Dans sa grande clairvoyance, Coach Reid a jugé que le meilleur moyen de nous ramener dans le match était d’opter pour la cadence sans caucus. Le fait d’accélérer le tempo du jeu était probablement la façon la plus appropriée de fatiguer la dangereuse ligne défensive de nos adversaires. Ils étaient en mode « chasseurs de quart », et tout le monde dans le stade le savait étant donné l’écart de 10 points.
Il y a donc un danger réel quand tu déploies cette stratégie. C’est n’est plus ni moins qu’un couteau à deux tranchants. Si durant les 4 ou 5 premiers jeux, la défense se rend à notre quart Patrick Mahomes et l’embête, la situation se complique davantage. Mais si tu réussis en tant que ligne offensive à passer la tempête, soudainement la défense cherche son souffle et devient vulnérable.

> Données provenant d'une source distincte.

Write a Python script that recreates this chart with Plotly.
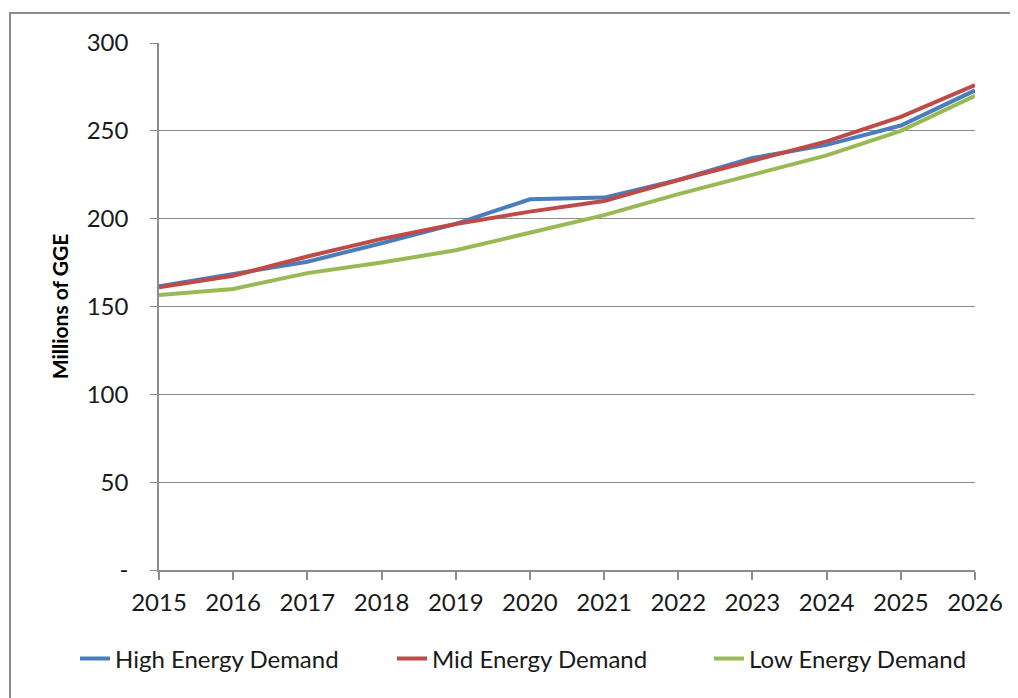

Toi aussi, tu es plus fatigué dans une cadence sans caucus. Mais tu prends pour acquis que c’est de l’autre côté de la ligne de mêlée que se perdent plus d’énergies, notamment en terme de cardio.
C’est par l’utilisation de l’attaque sans caucus qu’on a réussi à marquer le touché de Travis Kelce, puis le premier du match de Damien Williams quelques instants plus tard.
Le tout s’est terminé avec la séquence qui a mené au long majeur de Williams sur une course, au moment où tout le Hard Rock Stadium était conscient que la course s’en venait pour égrainer des secondes. Le mot d’ordre des entraîneurs était « First down is game », dans le sens que d’obtenir un premier essai allait enlever pratiquement toute chance aux 49ers de ravoir la possession du ballon avec un pointage de 24-20. Eh bien ce fut finalement « Touchdown is game » qui a prévalu, à notre plus grand plaisir! On a levé les bras au ciel et un large sourire illuminait nos visages; on savait qu'on venait de porter le coup fatal.
Les moments propices aux célébrations ne manqueront pas dans les prochains jours avec le défilé prévu mercredi et le retour en sol montréalais vers la fin de la semaine. L’objectif est donc de me créer une petite bulle au cours des 36 prochaines heures en compagnie de Florence, qui est également revenue avec moi à la maison. Par la suite, reprise des festivités avec les gens de Kansas City, puis au Québec. S’il y a un moment qui serait bien choisi pour me remettre de ces émotions fortes et me refaire des forces avant que ça reparte de plus belle, c’est maintenant!
Entre-temps, je vous remercie une fois de plus d’avoir été derrière moi ces dernières semaines. Votre soutien n’est pas passé inaperçu.